The bardo is where one comes to grips with being dead; hence many there are as yet unaware of their fates. Each is present in the condition in which they arrived plus whatever ravages time takes on the physical body. The bardo is imbued with Edward Gorey levels of creepiness stripped of its Edwardian sense of propriety. Young Willie has been (temporarily) laid to rest in a Georgetown crypt until he can be carried back to the family home in Illinois. He doesn’t have much to say, but 166 other “ghosts” have views on everything—some of it unsettling, some amusing, some philosophical, but little of it self-aware. The narrators come from all walks of past lives: slaves, soldiers, hunters, prostitutes, laborers, homemakers…. This many voices would be a muddle, thus Saunders focuses mostly on three. The Rev. Everly Thomas knows he’s dead, but hasn’t moved on for a reason.

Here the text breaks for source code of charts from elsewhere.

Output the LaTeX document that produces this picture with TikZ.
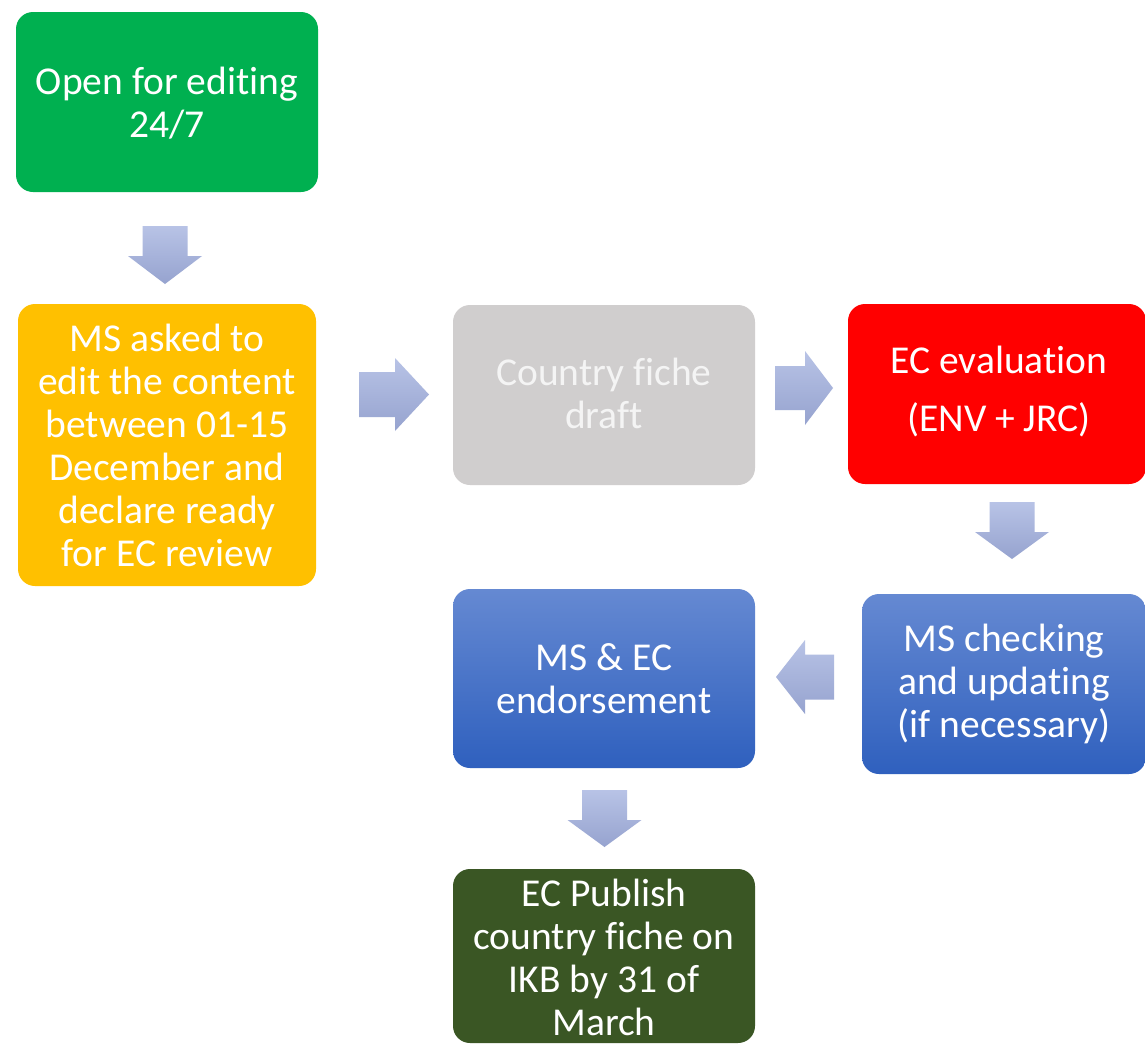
\documentclass[tikz,border=0pt]{standalone}
\usepackage{fontspec}
\setmainfont[Ligatures={NoCommon,NoContextual}]{Carlito}
\definecolor{cgreen}{HTML}{00B050}
\definecolor{corange}{HTML}{FFC000}
\definecolor{cgray}{HTML}{D0CECE}
\definecolor{cred}{HTML}{FF0000}
\definecolor{cbluetop}{HTML}{6589D2}
\definecolor{cbluebot}{HTML}{2F60BE}
\definecolor{cdkgreen}{HTML}{3A5624}
\definecolor{carrtop}{HTML}{B8C3E6}
\definecolor{carrbot}{HTML}{96A3CF}
\definecolor{cdrafttext}{HTML}{F4F4F4}
\tikzset{
  stepbox/.style={rectangle, rounded corners=17, draw=none, inner sep=0,
    align=center, text=white, font=\fontsize{39.5}{43}\selectfont},
  bluebox/.style={stepbox, top color=cbluetop, bottom color=cbluebot},
  arrowfill/.style={top color=carrtop, bottom color=carrbot, draw=none},
}
\begin{document}
\begin{tikzpicture}[x=1pt,y=-1pt]
\useasboundingbox (0,0) rectangle (1145,1044);
\fill[white] (0,0) rectangle (1145,1044);

\node[stepbox, fill=cgreen, minimum width=302, minimum height=180] (open) at (167,102) {};
\node[stepbox] (opent) at (167,103) {Open for editing\\24/7};

\node[stepbox, fill=corange, minimum width=298, minimum height=282] (ms) at (167,445) {MS asked to\\edit the content\\between 01-15\\December and\\declare ready\\for EC review};

\node[stepbox, fill=cgray, text=cdrafttext, minimum width=302, minimum height=180] (draft) at (604,395) {};
\node[stepbox, text=cdrafttext] (draftt) at (604,393) {Country fiche\\draft};

\node[stepbox, fill=cred, minimum width=298, minimum height=180] (eval) at (997,394) {};
\node[stepbox] (evalt) at (999,392) {EC evaluation\\[15pt](ENV + JRC)};

\node[bluebox, minimum width=284, minimum height=180] (check) at (1004,684) {MS checking\\and updating\\(if necessary)};

\node[bluebox, minimum width=302, minimum height=179] (endorse) at (604,678.5) {MS \& EC\\endorsement};

\node[stepbox, fill=cdkgreen, minimum width=302, minimum height=174] (publish) at (604,956) {};
\node[stepbox] (publisht) at (604,957) {EC Publish\\country fiche on\\IKB by 31 of\\March};

% block arrows (anchor = tail centre)
\coordinate (a1) at (165,226);
\coordinate (a2) at (359,394.5);
\coordinate (a3) at (775,388);
\coordinate (a4) at (1012,502);
\coordinate (a5) at (834,677);
\coordinate (a6) at (604.5,790);

\shade[arrowfill, shift={(a1)}] (-22.5,0) -- (22.5,0) -- (22.5,30) -- (37,30) -- (0,58) -- (-37,30) -- (-22.5,30) -- cycle;
\shade[arrowfill, shift={(a2)}] (0,-22.5) -- (36,-22.5) -- (36,-36.5) -- (70,0) -- (36,36.5) -- (36,22.5) -- (0,22.5) -- cycle;
\shade[arrowfill, shift={(a3)}] (0,-22) -- (30,-22) -- (30,-37) -- (58,0) -- (30,37) -- (30,22) -- (0,22) -- cycle;
\shade[arrowfill, shift={(a4)}] (-22.5,0) -- (22.5,0) -- (22.5,30) -- (37,30) -- (0,57) -- (-37,30) -- (-22.5,30) -- cycle;
\shade[arrowfill, shift={(a5)}] (0,-22.5) -- (-29,-22.5) -- (-29,-37) -- (-58,0) -- (-29,37) -- (-29,22.5) -- (0,22.5) -- cycle;
\shade[arrowfill, shift={(a6)}] (-22.5,0) -- (22.5,0) -- (22.5,30) -- (37,30) -- (0,57) -- (-37,30) -- (-22.5,30) -- cycle;
\end{tikzpicture}
\end{document}
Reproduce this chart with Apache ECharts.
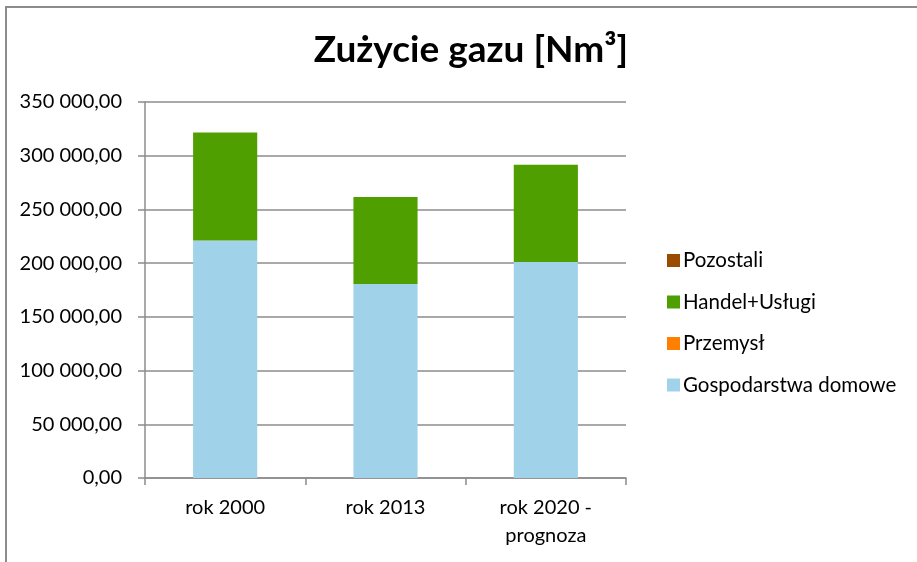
<!DOCTYPE html>
<html>
<head>
<meta charset="utf-8">
<script src="https://cdn.jsdelivr.net/npm/echarts@6/dist/echarts.min.js"></script>
<style>
    html, body { margin: 0; padding: 0; background: #fff; overflow: hidden; }
    #frame { position: absolute; left: 5px; top: 6px; width: 940px; height: 600px; border: 2px solid #8c8c8c; box-sizing: border-box; }
    #main { position: absolute; left: 0; top: 0; width: 917px; height: 562px; }
</style>
</head>
<body>
<div id="frame"></div>
<div id="main"></div>
<script>
    // dane
    var categories = ['rok 2000', 'rok 2013', 'rok 2020 -\nprognoza'];
    var gospodarstwa = [221000, 180500, 201000];
    var przemysl = [0, 0, 0];
    var handel = [100500, 81000, 90500];
    var pozostali = [0, 0, 0];
    var legendOrder = ['Pozostali', 'Handel+Usługi', 'Przemysł', 'Gospodarstwa domowe'];

    var font = 'Lato, "Open Sans", sans-serif';

    function fmt(v) {
        var s = Math.round(v).toString().replace(/\B(?=(\d{3})+(?!\d))/g, ' ');
        return s + ',00';
    }

    var myChart = echarts.init(document.getElementById('main'));
    var option = {
        animation: false,
        title: {
            text: 'Zużycie gazu [Nm³]',
            left: 466,
            textAlign: 'center',
            top: 27,
            textStyle: { fontFamily: font, fontSize: 37, fontWeight: 'bold', color: '#000' }
        },
        legend: {
            data: legendOrder,
            orient: 'vertical',
            left: 662,
            top: 245,
            itemWidth: 13,
            itemHeight: 13,
            itemGap: 20.5,
            icon: 'rect',
            textStyle: { fontFamily: font, fontSize: 20.5, color: '#000', padding: [0, 0, 0, -2] }
        },
        grid: {
            left: 145,
            right: 291,
            top: 102,
            bottom: 84
        },
        xAxis: {
            type: 'category',
            data: categories,
            axisLine: { lineStyle: { color: '#8c8c8c', width: 1.5 } },
            axisTick: { show: true, length: 7, lineStyle: { color: '#8c8c8c', width: 1.5 } },
            axisLabel: { fontFamily: font, fontSize: 20, color: '#000', margin: 16, lineHeight: 28 }
        },
        yAxis: {
            type: 'value',
            min: 0,
            max: 350000,
            interval: 50000,
            axisLine: { show: true, lineStyle: { color: '#8c8c8c', width: 1.5 } },
            axisTick: { show: true, length: 7, lineStyle: { color: '#8c8c8c', width: 1.5 } },
            splitLine: { lineStyle: { color: '#8c8c8c', width: 1.5 } },
            axisLabel: { fontFamily: font, fontSize: 20, color: '#000', margin: 23, formatter: fmt }
        },
        series: [
            { name: 'Gospodarstwa domowe', type: 'bar', stack: 's', barWidth: '40%', data: gospodarstwa, itemStyle: { color: '#a0d2ea' } },
            { name: 'Przemysł', type: 'bar', stack: 's', data: przemysl, itemStyle: { color: '#ff7f00' } },
            { name: 'Handel+Usługi', type: 'bar', stack: 's', data: handel, itemStyle: { color: '#4f9f00' } },
            { name: 'Pozostali', type: 'bar', stack: 's', data: pozostali, itemStyle: { color: '#994c00' } }
        ]
    };
    myChart.setOption(option);
</script>
</body>
</html>
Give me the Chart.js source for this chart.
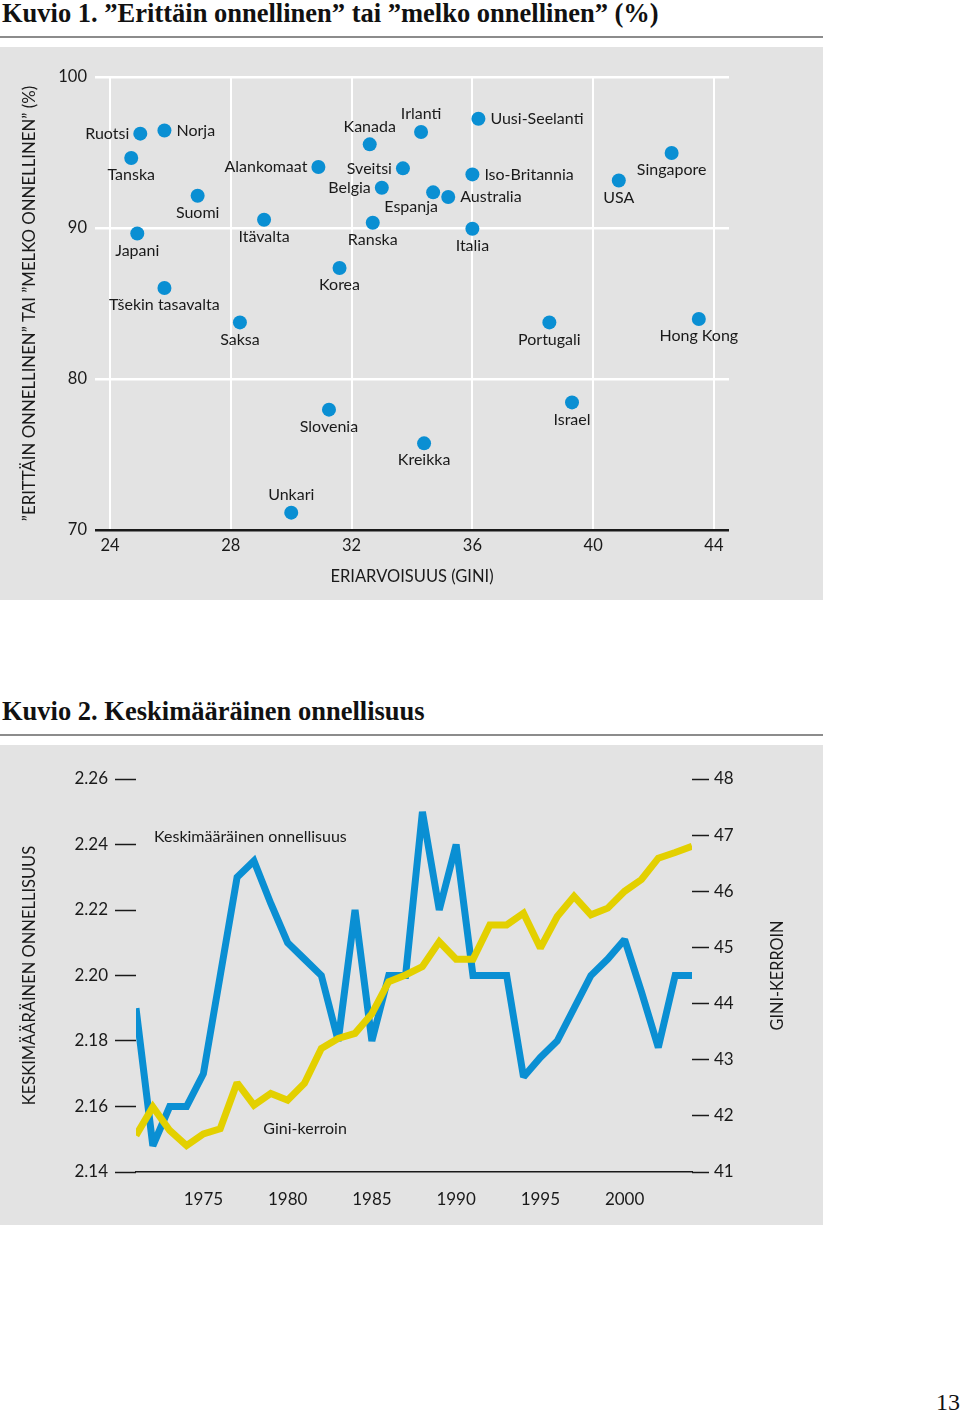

Our sad ghost is Roger Bevins III, a closeted gay man who committed suicide; and the resident Falstaff is Hans Vollman, an older man who married a younger woman and was just about to consummate their union when a beam fell from the roof and snuffed out of his life, but not his engorged erection.

Saunders spins tales in snippets, few of which are longer than few sentences. His is a masterful job of imagined dialogue stitched to cut-and-paste passages from diaries, history books, memoirs, newspaper accounts, and other written sources. The ghosts are aware of each other and interact—often in unexpected ways. Sometimes they are as amusing as the movie-obsessed ghosts in the film Truly, Madly, Deeply; often their stories are more poignant and tragic.

It’s clear that Lincoln in the Bardo isn’t any kind of historical novel, but it’s much harder to say what, exactly, we should call it. It’s a fascinating read that I devoured in just two sittings, but I’m less willing to slap the “experimental” label onto it. Saunders’ technique is quite similar to that of Edgar Lee Masters in his 1915 Spoon River Anthology, which has the added merit (and difficulty) of having been written in verse. It also bears resemblance in set-up and tone to Kevin Brockmeier’s underappreciated masterwork The Brief History of the Dead (2006). Brockmeier built upon Eastern African tribal eschatology in which the living become Sasha at death—a kind of holding pattern where one stays until the last person still alive who remembers you passes away. Only then is one Zanan (dead).

So perhaps Saunders’ book isn’t quite as unique as some would have it. It is, however, beautifully written. If, along the way, you wish also to see it as capturing the collateral damage of war, an elegy, or commentary on something grander (the Holocaust?), it is testament to Lincoln in the Bardo that it provokes such thoughts. I can only tell you this: you will know within ten pages whether or not this is your cup of Earl Grey. If you like those ten pages, you will zip through the rest; if not, leave it on the shelf, as the next 358 pages are similar. As for its UK naysayers, the Brits need to get over themselves; this book is far more deserving of the Booker than a lot of previous winners.